India started the tournament as one of the favorites but heavy defeats to arch-rivals Pakistan and New Zealand have seen their hopes nosedive. 
Here AFP Sport looks at where India went wrong and the fallout they are suffering now.

Social media backlash 

Angry India fans have slammed the team and national board chiefs while many blamed the cash-rich Indian Premier League (IPL) for the 10-wicket hammering by Pakistan and eight wicket mauling by New Zealand.

#BanIPL became a leading Twitter hashtag on Monday among fans targeting the role played by the world’s richest T20 tournament that only finished in Dubai a few days before the World Cup started there.  

“It’s all about ‘money’, not ‘country’ #BanIPL,” said Gaurav Goel a state spokesperson for the ruling Bharatiya Janata Party on Twitter. Others targeted Board of Control for Cricket in India secretary Jay Shah and captain Kohli.

Batting flop 

India’s famed batting line-up limped to a modest 110-7 against New Zealand on Sunday, a week after they managed 151-7 against a tough Pakistan attack.
Top batters KL Rahul and Rohit Sharma showed little fight and even though Kohli made 57 against Pakistan, the totals proved insufficient.

Against New Zealand, Rahul fell to Tim Southee for 18 and Sharma — who was dropped on nought — was out to Ish Sodhi after making 14. Kohli managed nine off 17 balls before Sodhi claimed his wicket.

“Tentative with the bat, their shot selection was questionable,” batting great VVS Laxman wrote on Twitter. “New Zealand bowled superbly, but India made their task easier.”

India must now beat Afghanistan on Wednesday and hope that New Zealand lose a game to stand a chance of reaching the last four. 

India made two changes from their defeat by Pakistan including bringing in opener Ishan Kishan. However, the left-hander fell to pace bowler Trent Boult while trying to go for a big shot and got caught for just four.

Sodhi took Sharma and then Kohli to put India under pressure in the crucial six overs of powerplay.

Tottering at 48-4, the Indian survived their 20 overs, but New Zealand overhauled their modest target with 33 balls to spare.

“I don’t know if it is a fear of failure but I know that whatever changes they made to the batting order today did not work,” said former India captain Sunil Gavaskar.

Pace bowler Jasprit Bumrah said “bubble fatigue, mental fatigue” creeps in after days on the road, but former players were unforgiving. Gautam Gambhir said India lacked “mental toughness”.

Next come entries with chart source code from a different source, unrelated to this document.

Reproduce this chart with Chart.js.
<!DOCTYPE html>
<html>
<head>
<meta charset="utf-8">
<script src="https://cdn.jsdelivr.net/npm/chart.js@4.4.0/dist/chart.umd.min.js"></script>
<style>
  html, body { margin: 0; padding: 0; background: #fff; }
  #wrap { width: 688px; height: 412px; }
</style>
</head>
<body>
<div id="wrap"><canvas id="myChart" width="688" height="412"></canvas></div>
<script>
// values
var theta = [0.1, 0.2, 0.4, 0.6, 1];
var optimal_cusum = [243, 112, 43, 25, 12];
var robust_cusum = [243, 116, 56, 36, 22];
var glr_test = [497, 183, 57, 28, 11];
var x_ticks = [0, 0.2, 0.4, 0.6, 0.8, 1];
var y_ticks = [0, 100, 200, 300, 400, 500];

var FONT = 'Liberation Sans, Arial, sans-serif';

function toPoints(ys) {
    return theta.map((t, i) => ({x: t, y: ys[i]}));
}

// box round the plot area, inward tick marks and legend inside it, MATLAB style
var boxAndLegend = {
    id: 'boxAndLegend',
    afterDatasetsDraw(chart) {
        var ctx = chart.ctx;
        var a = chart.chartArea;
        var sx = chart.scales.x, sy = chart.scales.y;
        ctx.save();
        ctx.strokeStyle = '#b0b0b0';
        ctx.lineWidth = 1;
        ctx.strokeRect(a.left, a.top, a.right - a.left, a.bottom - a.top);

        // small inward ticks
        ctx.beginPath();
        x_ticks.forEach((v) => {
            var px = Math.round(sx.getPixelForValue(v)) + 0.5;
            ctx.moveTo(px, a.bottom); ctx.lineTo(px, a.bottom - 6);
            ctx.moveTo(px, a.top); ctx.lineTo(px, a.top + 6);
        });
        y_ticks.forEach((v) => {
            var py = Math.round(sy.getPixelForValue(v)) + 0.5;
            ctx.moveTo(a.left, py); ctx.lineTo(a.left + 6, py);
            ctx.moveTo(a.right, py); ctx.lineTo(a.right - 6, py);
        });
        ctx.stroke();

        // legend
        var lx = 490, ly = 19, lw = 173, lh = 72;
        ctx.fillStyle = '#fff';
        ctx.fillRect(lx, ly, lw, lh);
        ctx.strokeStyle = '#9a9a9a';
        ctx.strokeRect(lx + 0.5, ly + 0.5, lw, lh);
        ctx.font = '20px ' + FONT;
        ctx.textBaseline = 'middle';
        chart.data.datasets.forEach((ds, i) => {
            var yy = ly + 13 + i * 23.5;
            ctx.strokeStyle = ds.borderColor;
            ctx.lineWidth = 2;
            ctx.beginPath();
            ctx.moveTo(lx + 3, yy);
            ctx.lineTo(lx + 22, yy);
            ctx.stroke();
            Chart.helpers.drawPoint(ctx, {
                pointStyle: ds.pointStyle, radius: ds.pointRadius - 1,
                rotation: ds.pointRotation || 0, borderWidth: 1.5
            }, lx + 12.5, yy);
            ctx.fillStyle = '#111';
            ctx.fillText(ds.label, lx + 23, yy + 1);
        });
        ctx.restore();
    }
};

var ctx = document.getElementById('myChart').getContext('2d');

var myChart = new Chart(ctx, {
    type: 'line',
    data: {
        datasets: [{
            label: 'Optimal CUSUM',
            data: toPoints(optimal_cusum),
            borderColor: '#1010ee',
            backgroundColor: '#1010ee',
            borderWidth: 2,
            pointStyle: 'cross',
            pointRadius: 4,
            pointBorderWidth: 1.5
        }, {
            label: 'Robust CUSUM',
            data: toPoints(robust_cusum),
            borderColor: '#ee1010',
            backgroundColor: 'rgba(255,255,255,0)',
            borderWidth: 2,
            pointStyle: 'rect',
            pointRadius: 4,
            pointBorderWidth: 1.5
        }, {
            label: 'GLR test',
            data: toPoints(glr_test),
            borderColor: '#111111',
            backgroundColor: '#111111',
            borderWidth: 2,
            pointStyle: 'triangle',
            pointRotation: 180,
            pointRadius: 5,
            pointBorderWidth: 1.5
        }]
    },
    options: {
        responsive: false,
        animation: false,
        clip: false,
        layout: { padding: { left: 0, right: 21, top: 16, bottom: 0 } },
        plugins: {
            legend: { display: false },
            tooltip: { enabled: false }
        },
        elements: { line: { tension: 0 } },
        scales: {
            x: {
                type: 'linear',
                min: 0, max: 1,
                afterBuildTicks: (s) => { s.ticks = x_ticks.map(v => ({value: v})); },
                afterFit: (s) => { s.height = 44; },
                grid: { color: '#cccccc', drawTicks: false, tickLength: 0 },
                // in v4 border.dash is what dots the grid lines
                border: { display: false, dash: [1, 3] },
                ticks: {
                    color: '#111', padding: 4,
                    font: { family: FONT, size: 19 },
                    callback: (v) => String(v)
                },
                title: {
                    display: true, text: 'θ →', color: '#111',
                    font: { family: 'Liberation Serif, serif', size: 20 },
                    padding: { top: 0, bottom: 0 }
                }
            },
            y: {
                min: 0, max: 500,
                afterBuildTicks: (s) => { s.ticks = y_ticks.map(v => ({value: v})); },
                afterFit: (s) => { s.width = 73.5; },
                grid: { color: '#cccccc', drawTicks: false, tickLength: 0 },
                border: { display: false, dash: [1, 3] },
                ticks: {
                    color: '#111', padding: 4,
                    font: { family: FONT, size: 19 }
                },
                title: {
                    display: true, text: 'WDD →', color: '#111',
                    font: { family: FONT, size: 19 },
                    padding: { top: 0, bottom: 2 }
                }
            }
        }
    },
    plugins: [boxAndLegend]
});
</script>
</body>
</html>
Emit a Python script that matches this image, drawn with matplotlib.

“It’s been a trend, it’s been happening at most ICC (International Cricket Council) tournaments,” he told the ESPNcricinfo website.

Weight of expectations? 

MS Dhoni, now the team mentor, led India to the T20 World Cup crown in 2007 and the 50-over World Cup four years later.
Kohli, who will step down as T20 captain after this tournament, took the team to a historic Test triumph in Australia.

They also lead England 2-1 in their test series, which will be brought to a climax in July next year after the final test had to be postponed due to concerns over the spread of COVID in the Indian camp.
Kohli, though, has failed to win a World Cup.

India lost in the semi-finals at the 2019 World Cup as they did at the last T20 World Cup in 2016 under Dhoni.

Kohli faces mounting questions about the team’s handling of major tournaments but he has few excuses.

“There’s always going to be more pressure with our games and we’ve embraced it over the years,” he said. “Everyone who plays for India has to embrace it.” 

“And when you cope together as a team, you overcome it, and we haven’t done it these two games.”